|Title:||Space solar power : SPS-Alpha LEO prototype demonstration mission design|
|Authors:||Sarah Blyde, Author|
|Material Type:||ISU Individual Project|
|Publisher:||Illkirch-Graffenstaden (France) : International Space University, 2020|
|Size:||1 online resource (41 p.) / col. ill.|
|Bibliography note:||Includes bibliographical references|
Space solar power (SSP) is a potential solution for sustainably and reliably meeting the worlds growing demand for energy by harnessing energy from the Sun and transmitting this energy via microwaves to receivers on Earth. SSP can provide continuous baseload energy supply, addressing the intermittency issues of current sustainable energy solutions, such as ground-based solar and wind.

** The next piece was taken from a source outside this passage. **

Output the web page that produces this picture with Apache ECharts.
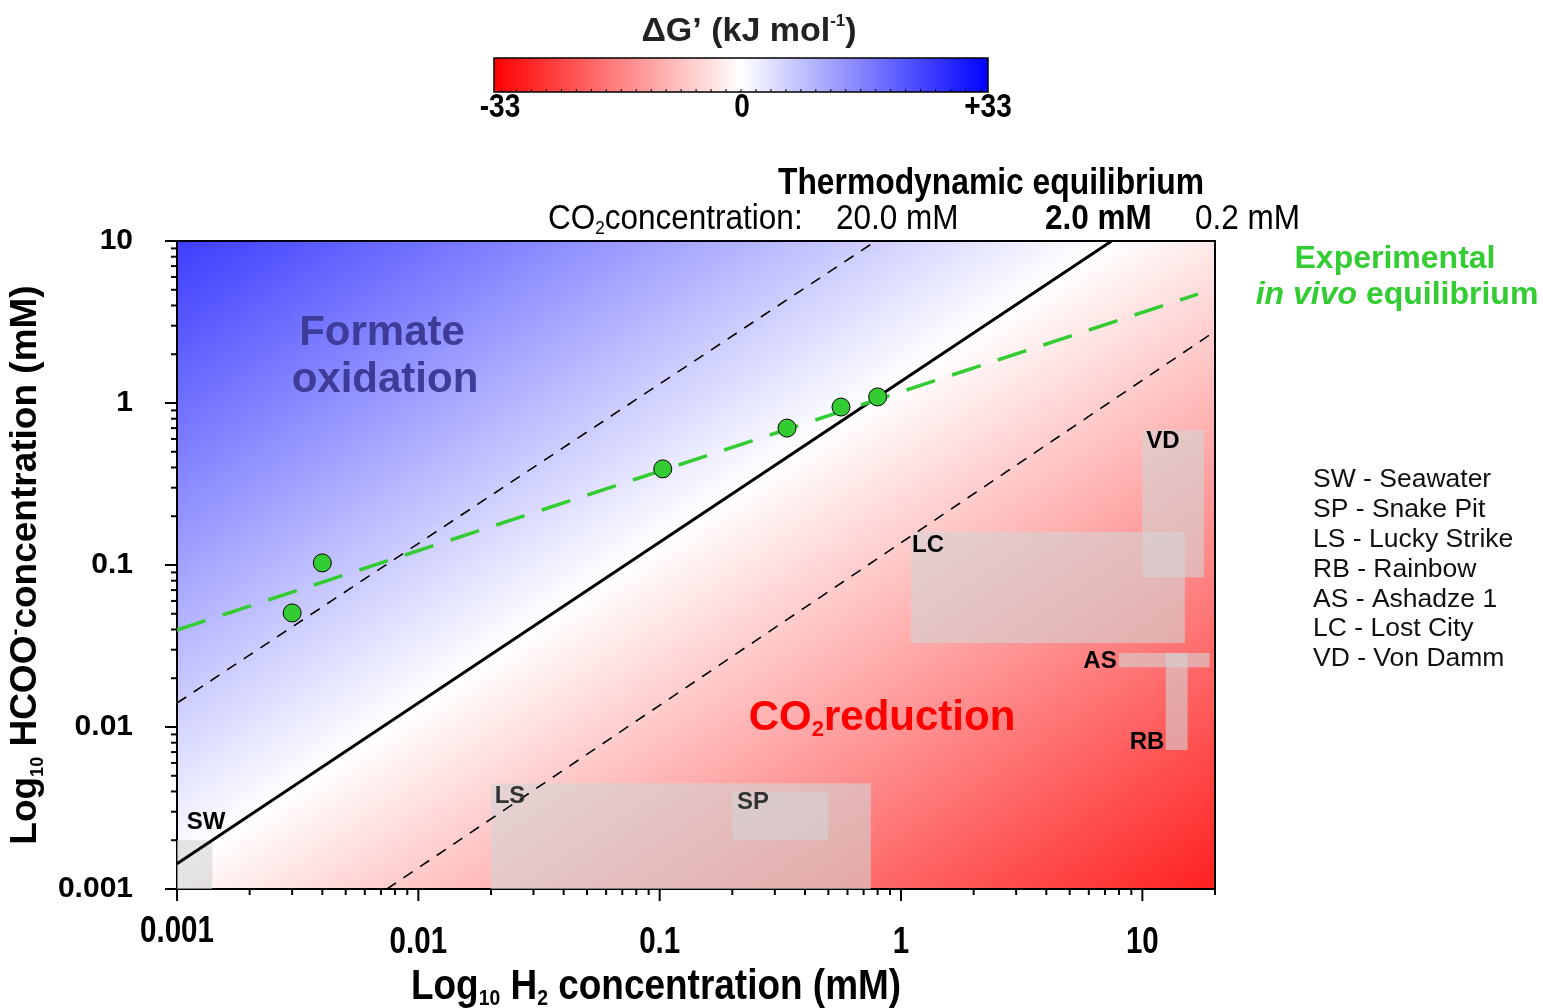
<!DOCTYPE html>
<html><head><meta charset="utf-8">
<script src="https://cdn.jsdelivr.net/npm/echarts@6/dist/echarts.min.js"></script>
<style>html,body{margin:0;padding:0;background:#fff}#c{width:1543px;height:1008px}</style>
</head><body><div id="c"></div>
<script>
// ---------------- data ----------------
const xTickValues = [0.001, 0.01, 0.1, 1, 10];
const xTickLabels = ['0.001', '0.01', '0.1', '1', '10'];
const yTickValues = [0.001, 0.01, 0.1, 1, 10];
const yTickLabels = ['0.001', '0.01', '0.1', '1', '10'];
const xRange = [0.001, 20];
const yRange = [0.001, 10];

// measured in vivo points (H2 mM, formate mM)
const h2Measured = [0.003, 0.004, 0.103, 0.337, 0.564, 0.80];
const formateMeasured = [0.0506, 0.103, 0.392, 0.70, 0.944, 1.09];
// experimental in vivo equilibrium fit (end points)
const fitH2 = [0.001, 17];
const fitFormate = [0.0397, 4.7];

// thermodynamic equilibrium lines for CO2 = 20.0, 2.0, 0.2 mM (end points)
const co2Labels = ['20.0 mM', '2.0 mM', '0.2 mM'];
const eq20H2 = [0.001, 0.787];
const eq20Formate = [0.01406, 10];
const eq2H2 = [0.001, 7.46];
const eq2Formate = [0.00143, 10];
const eq02H2 = [0.00741, 19.0];
const eq02Formate = [0.001, 2.63];

// background field: formate/H2 ratio where dG' = 0 at 2 mM CO2, and kJ per decade
const zeroRatio = 1.38;
const kJPerDecade = 6.5;
const dGScale = [-33, 0, 33];
const dGLabels = ['-33', '0', '+33'];

// vent sites
const siteCodes = ['SW', 'SP', 'LS', 'RB', 'AS', 'LC', 'VD'];
const siteNames = ['Seawater', 'Snake Pit', 'Lucky Strike', 'Rainbow', 'Ashadze 1', 'Lost City', 'Von Damm'];
const siteH2Min = [0.001, 0.2, 0.02, 12.5, 8, 1.1, 10];
const siteH2Max = [0.0014, 0.5, 0.75, 15.4, 19, 15, 18];
const siteFormateMin = [0.001, 0.002, 0.001, 0.0072, 0.0234, 0.033, 0.084];
const siteFormateMax = [0.002, 0.004, 0.0045, 0.0286, 0.0286, 0.16, 0.68];

// ---------------- helpers ----------------
const ARIAL = "'Liberation Sans',Arial,Helvetica,sans-serif";

function dgColor(dg) {
  let t = Math.max(-1, Math.min(1, dg / dGScale[2]));
  if (t >= 0) { const c = Math.round(255 * (1 - t)); return 'rgb(' + c + ',' + c + ',255)'; }
  const c = Math.round(255 * (1 + t)); return 'rgb(255,' + c + ',' + c + ')';
}
function isDecade(v) { const l = Math.log10(v); return Math.abs(l - Math.round(l)) < 1e-6; }
function tickIndex(v, vals) { const l = Math.log10(v); return vals.findIndex(t => Math.abs(Math.log10(t) - l) < 1e-6); }

function minorTicks(range) {
  const out = [];
  for (let e = Math.floor(Math.log10(range[0])); e <= Math.ceil(Math.log10(range[1])); e++) {
    for (let m = 1; m <= 9; m++) {
      const v = m * Math.pow(10, e);
      if (v >= range[0] * 0.999 && v <= range[1] * 1.001) out.push(v);
    }
  }
  return out;
}
const xTicksAll = minorTicks(xRange);
const yTicksAll = minorTicks(yRange);

const chart = echarts.init(document.getElementById('c'), null, { renderer: 'canvas' });

const option = {
  animation: false,
  backgroundColor: '#fff',
  grid: { left: 177, right: 328, top: 241, bottom: 119, show: true, borderColor: '#000', borderWidth: 2,
    backgroundColor: 'transparent', z: 0, containLabel: false, outerBoundsMode: 'none' },
  xAxis: {
    type: 'log', logBase: 10, min: xRange[0], max: xRange[1],
    axisLine: { show: true, lineStyle: { color: '#000', width: 2 } },
    axisTick: { show: false }, splitLine: { show: false }, minorTick: { show: false },
    axisLabel: { show: false }
  },
  yAxis: {
    type: 'log', logBase: 10, min: yRange[0], max: yRange[1],
    axisLine: { show: true, lineStyle: { color: '#000', width: 2 } },
    axisTick: { show: false }, splitLine: { show: false }, minorTick: { show: false },
    axisLabel: {
      margin: 44, color: '#000', fontSize: 30, fontWeight: 'bold', fontFamily: ARIAL,
      formatter: v => { if (!isDecade(v)) return ''; const i = tickIndex(v, yTickValues); return i < 0 ? '' : yTickLabels[i]; }
    },
    name: '{b|Log}{s|10}{b| HCOO}{p|-}{b|concentration (mM)}',
    nameLocation: 'middle', nameGap: 120,
    nameTextStyle: {
      rich: {
        b: { fontSize: 37, fontWeight: 'bold', fontFamily: ARIAL, lineHeight: 42, color: '#000' },
        s: { fontSize: 18, fontWeight: 'bold', fontFamily: ARIAL, lineHeight: 18, verticalAlign: 'bottom', color: '#000' },
        p: { fontSize: 21, fontWeight: 'bold', fontFamily: ARIAL, lineHeight: 21, verticalAlign: 'top', color: '#000' }
      }
    }
  },
  series: [
    { // dG' background field
      type: 'custom', silent: true, z: -1,
      data: [[xRange[0], yRange[0]]],
      renderItem: (params, api) => {
        const tl = api.coord([xRange[0], yRange[1]]);
        const br = api.coord([xRange[1], yRange[0]]);
        const o = api.coord([1, 1]), ox = api.coord([10, 1]), oy = api.coord([1, 10]);
        const sx = ox[0] - o[0], sy = o[1] - oy[1];
        let nx = 1 / sx, ny = 1 / sy; const nl = Math.hypot(nx, ny); nx /= nl; ny /= nl;
        const t = (br[0] - tl[0]) * nx + (br[1] - tl[1]) * ny;
        const uTL = Math.log10(yRange[1]) - Math.log10(xRange[0]);
        const uBR = Math.log10(yRange[0]) - Math.log10(xRange[1]);
        const u0 = Math.log10(zeroRatio);
        const dg = u => kJPerDecade * (u - u0);
        return {
          type: 'rect',
          shape: { x: tl[0], y: tl[1], width: br[0] - tl[0], height: br[1] - tl[1] },
          style: { fill: { type: 'linear', x: tl[0], y: tl[1], x2: tl[0] + nx * t, y2: tl[1] + ny * t, global: true,
            colorStops: [
              { offset: 0, color: dgColor(dg(uTL)) },
              { offset: (uTL - u0) / (uTL - uBR), color: '#ffffff' },
              { offset: 1, color: dgColor(dg(uBR)) }
            ] } }
        };
      }
    },
    { // vent site ranges
      type: 'custom', silent: true, z: 2,
      encode: { x: [0, 1], y: [2, 3] },
      data: siteCodes.map((c, i) => [siteH2Min[i], siteH2Max[i], siteFormateMin[i], siteFormateMax[i]]),
      renderItem: (params, api) => {
        const p1 = api.coord([api.value(0), api.value(3)]);
        const p2 = api.coord([api.value(1), api.value(2)]);
        return { type: 'rect', shape: { x: p1[0], y: p1[1], width: p2[0] - p1[0], height: p2[1] - p1[1] },
          style: { fill: 'rgba(212,212,212,0.6)' } };
      }
    },
    { type: 'line', name: co2Labels[0], data: eq20H2.map((x, i) => [x, eq20Formate[i]]), symbol: 'none', silent: true, z: 3,
      lineStyle: { color: '#000', width: 1.6, type: [11, 9] } },
    { type: 'line', name: co2Labels[1], data: eq2H2.map((x, i) => [x, eq2Formate[i]]), symbol: 'none', silent: true, z: 3,
      lineStyle: { color: '#000', width: 3 } },
    { type: 'line', name: co2Labels[2], data: eq02H2.map((x, i) => [x, eq02Formate[i]]), symbol: 'none', silent: true, z: 3,
      lineStyle: { color: '#000', width: 1.6, type: [11, 9] } },
    { type: 'line', name: 'fit', data: fitH2.map((x, i) => [x, fitFormate[i]]), symbol: 'none', silent: true, z: 4,
      lineStyle: { color: '#33cc33', width: 3.5, type: [30, 18] } },
    { type: 'scatter', data: h2Measured.map((x, i) => [x, formateMeasured[i]]), symbol: 'circle', symbolSize: 18, z: 5,
      itemStyle: { color: '#33cc33', borderColor: '#000', borderWidth: 1, opacity: 1 } },
    { // x ticks
      type: 'custom', silent: true, z: 6,
      data: xTicksAll.map(v => [v, yRange[0]]),
      renderItem: (params, api) => {
        const v = api.value(0); const p = api.coord([v, yRange[0]]); const len = isDecade(v) ? 12 : 6;
        return { type: 'line', shape: { x1: p[0], y1: p[1], x2: p[0], y2: p[1] + len }, style: { stroke: '#000', lineWidth: 2 } };
      }
    },
    { // y ticks
      type: 'custom', silent: true, z: 6,
      data: yTicksAll.map(v => [xRange[0], v]),
      renderItem: (params, api) => {
        const v = api.value(1); const p = api.coord([xRange[0], v]); const len = isDecade(v) ? 12 : 6;
        return { type: 'line', shape: { x1: p[0], y1: p[1], x2: p[0] - len, y2: p[1] }, style: { stroke: '#000', lineWidth: 2 } };
      }
    },
    { // x tick labels (condensed bold)
      type: 'custom', silent: true, z: 6,
      data: xTickValues.map(v => [v, yRange[0]]),
      renderItem: (params, api) => {
        const i = params.dataIndex; const p = api.coord([api.value(0), yRange[0]]);
        return { type: 'text', x: p[0], y: p[1] + (i === 0 ? 43 : 54), scaleX: 0.82,
          style: { text: xTickLabels[i], font: 'bold 36px ' + ARIAL, fill: '#000', textAlign: 'center', textVerticalAlign: 'middle' } };
      }
    }
  ],
  graphic: []
};

// ---------------- annotation graphics ----------------
const g = [];
function txt(x, y, text, font, fill, align, sx) {
  g.push({ type: 'text', x: x, y: y, z: 100, silent: true, scaleX: sx || 1,
    style: { text: text, font: font, fill: fill || '#000', textAlign: align || 'center', textVerticalAlign: 'middle' } });
}
function rich(x, y, text, richStyle, align, sx) {
  g.push({ type: 'text', x: x, y: y, z: 100, silent: true, scaleX: sx || 1,
    style: { text: text, textAlign: align || 'center', textVerticalAlign: 'middle', rich: richStyle } });
}
// colour bar
const cbX = 494, cbY = 58, cbW = 494, cbH = 34;
g.push({ type: 'rect', z: 100, silent: true, shape: { x: cbX, y: cbY, width: cbW, height: cbH },
  style: { fill: { type: 'linear', x: 0, y: 0, x2: 1, y2: 0, colorStops: [
    { offset: 0, color: dgColor(dGScale[0]) }, { offset: 0.5, color: dgColor(dGScale[1]) }, { offset: 1, color: dgColor(dGScale[2]) }] },
    stroke: '#000', lineWidth: 1.5 } });
for (let k = -32; k <= 32; k += 2) {
  const px = cbX + (k - dGScale[0]) / (dGScale[2] - dGScale[0]) * cbW;
  g.push({ type: 'line', z: 101, silent: true, shape: { x1: px, y1: cbY + cbH, x2: px, y2: cbY + cbH - 3 }, style: { stroke: '#000', lineWidth: 1 } });
}
rich(749, 32, '{b|ΔG’ (kJ mol}{p|-1}{b|)}',
  { b: { font: "bold 34px " + ARIAL, fill: '#222', lineHeight: 38 }, p: { font: "bold 17px " + ARIAL, fill: '#222', lineHeight: 17, verticalAlign: 'top' } });
txt(500, 108, dGLabels[0], "bold 33px " + ARIAL, '#000', 'center', 0.85);
txt(742, 108, dGLabels[1], "bold 33px " + ARIAL, '#000', 'center', 0.85);
txt(988, 108, dGLabels[2], "bold 33px " + ARIAL, '#000', 'center', 0.85);

// thermodynamic equilibrium header
txt(991, 184, 'Thermodynamic equilibrium', "bold 37px " + ARIAL, '#000', 'center', 0.86);
rich(548, 219, '{r|CO}{s|2}{r|concentration:}',
  { r: { font: "35px " + ARIAL, fill: '#000', lineHeight: 38 }, s: { font: "19px " + ARIAL, fill: '#000', lineHeight: 19, verticalAlign: 'bottom' } }, 'left', 0.9);
txt(836, 219, co2Labels[0], "35px " + ARIAL, '#000', 'left', 0.9);
txt(1045, 219, co2Labels[1], "bold 35px " + ARIAL, '#000', 'left', 0.9);
txt(1195, 219, co2Labels[2], "35px " + ARIAL, '#000', 'left', 0.9);

// x axis title (condensed bold)
rich(656, 987, '{b|Log}{s|10}{b| H}{s|2}{b| concentration (mM)}',
  { b: { font: "bold 42px " + ARIAL, fill: '#000', lineHeight: 46 }, s: { font: "bold 22px " + ARIAL, fill: '#000', lineHeight: 22, verticalAlign: 'bottom' } }, 'center', 0.88);

// experimental in vivo equilibrium
txt(1395, 259, 'Experimental', "bold 32px " + ARIAL, '#33cc33');
rich(1397, 295, '{i|in vivo }{b|equilibrium}',
  { i: { font: "italic bold 32px " + ARIAL, fill: '#33cc33' }, b: { font: "bold 32px " + ARIAL, fill: '#33cc33' } });

// legend of sites
siteCodes.forEach((c, i) => txt(1313, 480 + i * 29.8, c + ' - ' + siteNames[i], "26.5px " + ARIAL, '#111', 'left'));

// region labels
txt(382, 333, 'Formate', "bold 42px " + ARIAL, '#3d3d99');
txt(385, 380, 'oxidation', "bold 42px " + ARIAL, '#3d3d99');
rich(882, 718, '{b|CO}{s|2}{b|reduction}',
  { b: { font: "bold 42px " + ARIAL, fill: '#ff0000', lineHeight: 46 }, s: { font: "bold 22px " + ARIAL, fill: '#ff0000', lineHeight: 22, verticalAlign: 'bottom' } });

// site code labels
const siteLabelPx = { SW: [206, 822], LS: [510, 796], SP: [753, 802], LC: [928, 545], VD: [1163, 441], AS: [1100, 661], RB: [1147, 742] };
siteCodes.forEach(c => {
  const p = siteLabelPx[c];
  txt(p[0], p[1], c, "bold 24px " + ARIAL, (c === 'LS' || c === 'SP') ? '#333' : '#000');
});

option.graphic = g;
chart.setOption(option);
</script>
</body></html>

Solar Space Technologies (SST) Pty Ltd. has developed a four-phase plan to launch a full-scale SPS-ALPHA (Solar Power Satellite by means of Arbitrarily Large Phased Array). The second phase is the focus of this report and will consist of a SPS-ALPHA prototype launched to low-Earth orbit (LEO) to demonstrate the technology in space.
This report proposes a preliminary design for the SST Phase II LEO prototype demonstration mission and evaluates its technical and economic feasibility. The proposed windmill prototype design will demonstrate critical technology and systems during a year-long mission costing approximately $169 million. It will be launched into an orbit of 51.6° inclination and 600 kilometers altitude for in-space assembly, function tests and space-to-space wireless power transmission (WPT) tests. The orbit will then be reduced to 450 kilometers to test space-to-ground WPT before the satellite deorbits and the mission concludes.